Como uma mulher foi à Lua em 1929

COMO UMA MULHER FOI À LUA EM 1929
Miguel Carqueija


Resenha do filme “A mulher na Lua” (Die frau in mond). Alemanha, Fritz Lang Film e Universum Film, 1929. Produção e direção de Fritz Lang. Roteiro de Thea von Harbou, com base em seu livro. Chefe de produção: Eduard Kubat. Música: John Mirfalis e Willy Schmidt Gentner. Efeitos especiais: Oskar Fischinger e Konstantin Irmen-Tschet. Consultor científico: Professor Hermann Oberth. Participação da Fundação Friedrich Wilhelm Murnau.
Elenco:
Friede Velten...............................Gerda Maurus
Professor Wolf Helius..................Willy Fritsch
Professor Georg Manfeldt...........Klaus Pohl
Engenheiro Hans Windegger......Gustav von Wangenheim
Gustav.........................................Gustl Stark-Gstettenbaur
Walter Turner.............................Fritz Rasp
A ratinha do Prof.

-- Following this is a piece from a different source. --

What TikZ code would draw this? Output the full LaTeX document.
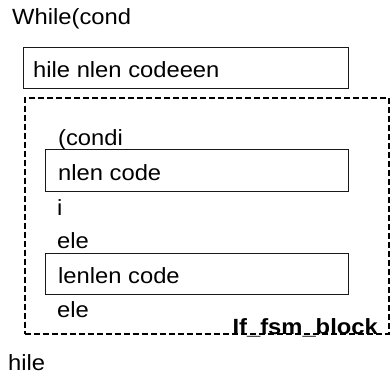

Manfeldt........Josephine



Um dos filmes mais surpreendentes do cinema mudo é com certeza “A mulher na Lua”, ficção científica baseada num livro de Thea van Harbou, também autora do roteiro, e que era casada com o diretor Fritz Lang. Com alguma participação de F.W. Murnau (sua fundação é mencionada na ficha técnica), também ligado ao cinema fantástico, “A mulher na Lua” é um inusitado exercício de ficção espacial, cheio de furos científicos compreensíveis (afinal naquela época só haviam foguetes primitivos) e mesmo assim ousada e envolvente. Aliás houve a consultoria do Prof. Hermann Oberth, um dos pioneiros da Astronáutica.
A história é absurda e fascinante. É também anacrônica, pois não dá o clássico “salto para o futuro”, passa-se no próprio presente, ou seja, aparentemente na década de 1920, mas supõe uma maior familiaridade com viagens espaciais. Inspirado nas teorias do velho e excêntrico Prof. Manfeldt, certo industrial e também professor, Wolf Helius, constrói uma astronave para chegar na Lua. Um grupo de tubarões das finanças cobiça a invenção e o ouro que presumivelmente haveria no satélite. Assim o seu preposto Turner vai chantagear Helius, depois de conseguir roubar-lhe os planos. Helius é constrangido a permitir o ingresso de Turner na tripulação da “Friede”, a nave aerodinâmica lunar, que tem o mesmo nome da astrônoma aprendiz que se tornou noiva de Hans Windegger, sócio de Helius.
Esta será a tripulação: Helius, Hans, Friede, Turner, o Prof. Manfeldt e Gustav, o garoto amigo de Helius que entra clandestinamente e é fã de contos de ficção científica da revista Nick Carter (um dos contos mostrados nas capas intitula-se “Lutando com as vacas lunares”). Há também Josephine, a ratinha do Professor George Manfeldt.
Do ponto de vista científico há prós e contras: foram feitas notáveis antecipações, como a contagem regressiva e o comportamento de líquidos num ambiente sem gravidade. A visão da nave no espaço é bisonha mas o pior é a Lua com atmosfera respirável e até jazidas de ouro quase à superfície. Aliás é o ouro que enlouquecerá dois personagens (como se fosse lucrativo ir até a Lua para buscá-lo) e provocará uma série de tragédias que determinarão o resultado final.
As interpretações são típicas do cinema mudo: exageros nos gestos e expressões faciais já que não havia voz mas apenas intertítulos. Helius é honesto, corajoso e obstinado. Hans é emocionalmente desequilibrado e mal chega à Lua já está louco para partir. Isso decidirá o triângulo amoroso de início menos percebido entre ele, Helius e Friede — esta uma personagem sóbria e séria que adquire no fim uma aura mística. Quanto ao vilão, Turner, caviloso e cínico, inescrupuloso, por incrível que pareça faz lembrar Hitler com topete e tudo, isso anos antes do nazismo chegar ao poder.
O garoto Gustav tem a pureza da infância e é muito esperto; quanto ao velho cientista, é uma figura cômica em sua excentricidade; pena que no fim tenha pego a estúpida febre do ouro.

Rio de Janeiro, 12 a 14 de abril de 2019.